Support Questions
Find answers, ask questions, and share your expertise
Announcements
Alert: Welcome to the Unified Cloudera Community. Former HCC members be sure to read and learn how to activate your account here. Want to know more about what has changed? Check out the Community News blog.

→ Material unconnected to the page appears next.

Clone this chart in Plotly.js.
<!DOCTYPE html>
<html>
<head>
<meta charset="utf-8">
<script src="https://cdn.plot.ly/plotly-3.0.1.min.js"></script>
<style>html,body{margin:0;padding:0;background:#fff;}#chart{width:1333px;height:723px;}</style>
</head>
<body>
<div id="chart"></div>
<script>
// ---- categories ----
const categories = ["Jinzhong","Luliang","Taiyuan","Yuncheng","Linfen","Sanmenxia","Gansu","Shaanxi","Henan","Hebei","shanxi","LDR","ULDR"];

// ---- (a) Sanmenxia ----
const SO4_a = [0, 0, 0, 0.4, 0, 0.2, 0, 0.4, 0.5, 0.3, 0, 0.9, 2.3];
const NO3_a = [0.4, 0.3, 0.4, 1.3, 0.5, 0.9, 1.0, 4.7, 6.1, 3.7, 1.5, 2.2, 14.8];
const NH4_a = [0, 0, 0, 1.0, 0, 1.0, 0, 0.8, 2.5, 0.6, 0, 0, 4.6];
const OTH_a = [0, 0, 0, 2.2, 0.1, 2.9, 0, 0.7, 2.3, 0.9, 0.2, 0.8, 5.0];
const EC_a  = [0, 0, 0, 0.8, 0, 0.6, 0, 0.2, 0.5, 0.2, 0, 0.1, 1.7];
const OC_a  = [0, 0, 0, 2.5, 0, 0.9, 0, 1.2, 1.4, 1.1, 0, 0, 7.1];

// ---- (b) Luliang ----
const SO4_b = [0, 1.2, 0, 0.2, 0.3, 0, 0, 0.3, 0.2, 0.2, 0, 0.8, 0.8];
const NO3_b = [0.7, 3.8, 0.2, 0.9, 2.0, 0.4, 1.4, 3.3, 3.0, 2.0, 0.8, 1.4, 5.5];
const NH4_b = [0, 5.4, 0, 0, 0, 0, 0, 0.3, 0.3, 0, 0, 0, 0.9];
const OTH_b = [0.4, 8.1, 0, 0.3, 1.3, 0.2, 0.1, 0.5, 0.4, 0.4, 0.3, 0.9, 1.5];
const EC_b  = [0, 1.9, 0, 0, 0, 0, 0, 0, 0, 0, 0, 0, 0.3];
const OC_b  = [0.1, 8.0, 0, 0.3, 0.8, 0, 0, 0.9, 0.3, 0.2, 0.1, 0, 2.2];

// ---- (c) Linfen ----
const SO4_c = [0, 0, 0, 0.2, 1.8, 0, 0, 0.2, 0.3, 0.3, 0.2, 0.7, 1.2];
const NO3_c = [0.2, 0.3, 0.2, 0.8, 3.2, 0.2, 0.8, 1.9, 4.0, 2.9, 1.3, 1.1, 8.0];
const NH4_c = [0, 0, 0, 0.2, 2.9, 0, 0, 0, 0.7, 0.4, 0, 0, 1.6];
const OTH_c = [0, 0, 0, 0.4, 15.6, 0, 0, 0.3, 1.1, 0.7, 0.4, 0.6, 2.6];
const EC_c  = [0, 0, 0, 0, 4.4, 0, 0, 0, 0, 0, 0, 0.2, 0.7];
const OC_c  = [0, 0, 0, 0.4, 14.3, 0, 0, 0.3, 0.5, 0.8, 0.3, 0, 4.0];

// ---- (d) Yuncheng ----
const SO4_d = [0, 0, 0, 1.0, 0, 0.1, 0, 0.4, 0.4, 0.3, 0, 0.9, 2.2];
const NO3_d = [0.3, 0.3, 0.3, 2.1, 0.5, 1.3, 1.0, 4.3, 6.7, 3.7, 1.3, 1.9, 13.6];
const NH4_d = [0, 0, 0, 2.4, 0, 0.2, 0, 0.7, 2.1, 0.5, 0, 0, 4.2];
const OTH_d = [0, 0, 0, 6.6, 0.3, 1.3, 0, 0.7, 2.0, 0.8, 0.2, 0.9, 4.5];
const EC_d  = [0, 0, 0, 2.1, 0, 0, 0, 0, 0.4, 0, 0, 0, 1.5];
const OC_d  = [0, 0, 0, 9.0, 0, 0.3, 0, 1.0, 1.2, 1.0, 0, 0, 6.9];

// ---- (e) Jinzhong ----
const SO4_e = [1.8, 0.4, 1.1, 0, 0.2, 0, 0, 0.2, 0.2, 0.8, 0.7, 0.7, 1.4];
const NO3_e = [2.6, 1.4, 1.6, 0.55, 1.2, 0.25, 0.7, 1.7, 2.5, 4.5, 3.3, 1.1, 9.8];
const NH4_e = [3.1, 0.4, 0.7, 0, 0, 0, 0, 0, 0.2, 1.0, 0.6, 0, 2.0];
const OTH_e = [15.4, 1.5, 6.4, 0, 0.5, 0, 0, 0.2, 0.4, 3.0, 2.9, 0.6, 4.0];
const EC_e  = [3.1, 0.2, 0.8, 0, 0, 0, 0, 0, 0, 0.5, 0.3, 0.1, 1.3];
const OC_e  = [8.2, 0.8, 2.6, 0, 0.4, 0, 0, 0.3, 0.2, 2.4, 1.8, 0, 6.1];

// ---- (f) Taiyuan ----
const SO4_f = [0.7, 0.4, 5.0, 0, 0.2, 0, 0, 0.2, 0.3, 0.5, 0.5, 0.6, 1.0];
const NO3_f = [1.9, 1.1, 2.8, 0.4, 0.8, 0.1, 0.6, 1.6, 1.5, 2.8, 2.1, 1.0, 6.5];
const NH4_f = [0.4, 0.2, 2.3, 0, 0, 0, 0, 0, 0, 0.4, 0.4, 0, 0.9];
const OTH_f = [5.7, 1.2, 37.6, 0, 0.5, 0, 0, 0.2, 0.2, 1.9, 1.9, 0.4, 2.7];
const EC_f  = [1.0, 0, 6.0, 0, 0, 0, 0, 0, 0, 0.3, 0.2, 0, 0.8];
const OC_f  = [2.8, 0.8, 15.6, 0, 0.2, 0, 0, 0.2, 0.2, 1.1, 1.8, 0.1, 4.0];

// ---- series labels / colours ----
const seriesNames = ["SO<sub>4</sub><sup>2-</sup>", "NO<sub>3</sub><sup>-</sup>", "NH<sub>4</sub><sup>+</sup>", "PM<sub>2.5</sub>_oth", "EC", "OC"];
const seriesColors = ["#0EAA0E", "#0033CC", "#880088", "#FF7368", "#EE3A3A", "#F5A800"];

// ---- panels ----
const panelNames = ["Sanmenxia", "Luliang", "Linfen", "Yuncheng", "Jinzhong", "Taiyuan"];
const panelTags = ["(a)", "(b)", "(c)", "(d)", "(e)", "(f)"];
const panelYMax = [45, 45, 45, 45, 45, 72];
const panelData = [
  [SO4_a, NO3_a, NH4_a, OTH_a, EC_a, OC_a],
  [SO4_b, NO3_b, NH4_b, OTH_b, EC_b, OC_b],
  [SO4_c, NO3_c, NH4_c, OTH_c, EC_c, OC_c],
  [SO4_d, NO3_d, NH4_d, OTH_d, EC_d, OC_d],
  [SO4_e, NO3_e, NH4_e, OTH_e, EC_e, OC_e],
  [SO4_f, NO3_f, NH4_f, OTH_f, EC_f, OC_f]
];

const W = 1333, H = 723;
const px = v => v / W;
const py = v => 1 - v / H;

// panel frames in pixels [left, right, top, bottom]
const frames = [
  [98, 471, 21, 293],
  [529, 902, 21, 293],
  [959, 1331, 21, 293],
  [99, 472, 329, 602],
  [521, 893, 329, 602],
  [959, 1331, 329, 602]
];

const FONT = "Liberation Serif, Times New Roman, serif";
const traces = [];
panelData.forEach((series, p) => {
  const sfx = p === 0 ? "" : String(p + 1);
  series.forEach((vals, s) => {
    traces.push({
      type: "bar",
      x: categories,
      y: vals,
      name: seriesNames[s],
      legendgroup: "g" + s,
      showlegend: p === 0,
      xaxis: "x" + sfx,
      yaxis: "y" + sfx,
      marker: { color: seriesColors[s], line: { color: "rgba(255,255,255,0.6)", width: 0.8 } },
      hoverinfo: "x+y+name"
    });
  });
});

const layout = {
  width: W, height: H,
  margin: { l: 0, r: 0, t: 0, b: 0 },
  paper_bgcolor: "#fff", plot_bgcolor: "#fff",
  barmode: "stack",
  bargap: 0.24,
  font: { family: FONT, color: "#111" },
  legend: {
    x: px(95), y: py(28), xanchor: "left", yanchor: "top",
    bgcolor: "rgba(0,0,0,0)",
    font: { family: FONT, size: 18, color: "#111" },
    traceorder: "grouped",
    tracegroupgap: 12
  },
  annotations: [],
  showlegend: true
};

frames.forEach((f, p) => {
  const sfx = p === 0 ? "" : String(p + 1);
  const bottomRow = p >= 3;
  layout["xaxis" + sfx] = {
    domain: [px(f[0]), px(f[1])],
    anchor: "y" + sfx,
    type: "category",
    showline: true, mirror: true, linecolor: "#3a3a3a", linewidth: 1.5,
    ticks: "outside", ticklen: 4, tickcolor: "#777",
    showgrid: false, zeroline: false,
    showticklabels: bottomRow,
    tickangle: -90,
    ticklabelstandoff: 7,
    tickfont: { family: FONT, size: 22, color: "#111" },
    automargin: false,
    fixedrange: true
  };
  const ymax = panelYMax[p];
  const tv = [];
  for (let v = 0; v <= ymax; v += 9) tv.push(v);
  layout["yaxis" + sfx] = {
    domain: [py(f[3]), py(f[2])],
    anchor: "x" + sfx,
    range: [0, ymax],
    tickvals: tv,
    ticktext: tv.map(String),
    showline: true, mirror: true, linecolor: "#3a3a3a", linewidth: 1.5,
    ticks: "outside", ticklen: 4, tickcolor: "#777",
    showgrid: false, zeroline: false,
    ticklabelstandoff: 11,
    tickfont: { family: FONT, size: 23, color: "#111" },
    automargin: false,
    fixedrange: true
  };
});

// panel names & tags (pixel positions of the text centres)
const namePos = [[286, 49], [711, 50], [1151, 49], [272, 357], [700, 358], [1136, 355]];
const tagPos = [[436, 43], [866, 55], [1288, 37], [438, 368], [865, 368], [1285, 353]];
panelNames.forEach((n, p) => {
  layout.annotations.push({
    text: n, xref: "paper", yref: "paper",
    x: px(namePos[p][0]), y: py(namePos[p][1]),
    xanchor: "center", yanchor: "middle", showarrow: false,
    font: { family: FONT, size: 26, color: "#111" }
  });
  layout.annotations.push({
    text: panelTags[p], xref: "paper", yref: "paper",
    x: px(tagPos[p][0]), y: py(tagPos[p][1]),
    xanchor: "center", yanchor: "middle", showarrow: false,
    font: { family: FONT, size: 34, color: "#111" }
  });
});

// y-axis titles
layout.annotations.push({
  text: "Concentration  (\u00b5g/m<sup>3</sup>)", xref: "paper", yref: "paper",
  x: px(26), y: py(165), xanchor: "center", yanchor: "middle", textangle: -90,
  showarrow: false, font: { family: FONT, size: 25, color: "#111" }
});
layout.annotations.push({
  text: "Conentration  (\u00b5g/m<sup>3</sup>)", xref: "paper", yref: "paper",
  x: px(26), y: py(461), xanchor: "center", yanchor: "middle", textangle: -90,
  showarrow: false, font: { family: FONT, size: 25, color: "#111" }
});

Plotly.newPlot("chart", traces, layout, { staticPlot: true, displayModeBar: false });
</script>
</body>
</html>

Cannection to HBase / Zookeeper hangs.

Cannection to HBase / Zookeeper hangs.

New Contributor
Hello all

I have a MapReduce job connecting to HBase. I have tested it on Cloudera VM 5.0.0 (so psuedo-distributed mode). Now I try to run it on a CDH5 cluster deployed on Amazon EC2.
Following the advices found in Google, I updated the dependency in my JAR to match the one on the cluster: 0.96.1.1-cdh5.0.2 for HBase and 2.3.0-cdh5.0.2 for Hadoop. Also, I added hbase.zookeeper.quorum property to my HBaseConfiguration (it was not necessary in pseudo-distributed mode...):

Configuration mapReduceConfiguration = HBaseConfiguration.create();
mapReduceConfiguration.set("hbase.zookeeper.quorum", "domU-12-31-39-16-60-87.compute-1.internal");
mapReduceConfiguration.set("hbase.zookeeper.property.clientPort", "2181");
 
My job hangs after a successful (?) session establishment to Zookeeper. Stacktrace available here: http://pastebin.com/raw.php?i=GYAAwjfp

My HBase cluster consists of a master and 2 slaves. Zookeeper has one server, the same as HBase master. Some of these values are present in the logs, so a quick summary:
Master public DNS:ec2-54-197-217-239.compute-1.amazonaws.com
Master private DNS: domU-12-31-39-16-60-87.compute-1.internal
Slave01 public DNS:ec2-54-205-8-104.compute-1.amazonaws.com

Slave01 private DNS: ip-10-2-31-239.ec2.internal

Slave02 private DNS: ip-10-72-214-28.ec2.internal
 
Any ideas what might be set wrong?


Best regards,

Tomasz

1 REPLY 1

Re: Cannection to HBase / Zookeeper hangs.

Master Guru
Right after the ZK connection is successfully established, the client would attempt to talk to the RegionServer hosting the META region. I suspect this is what it is getting failures at (and is silently retrying).

If you give it a while (say, 10m), or attempt a jstack on it, do you see any forms of exception or places where it is stuck trying to grab a connection to your RSes? That information may help you proceed with troubleshooting the issue.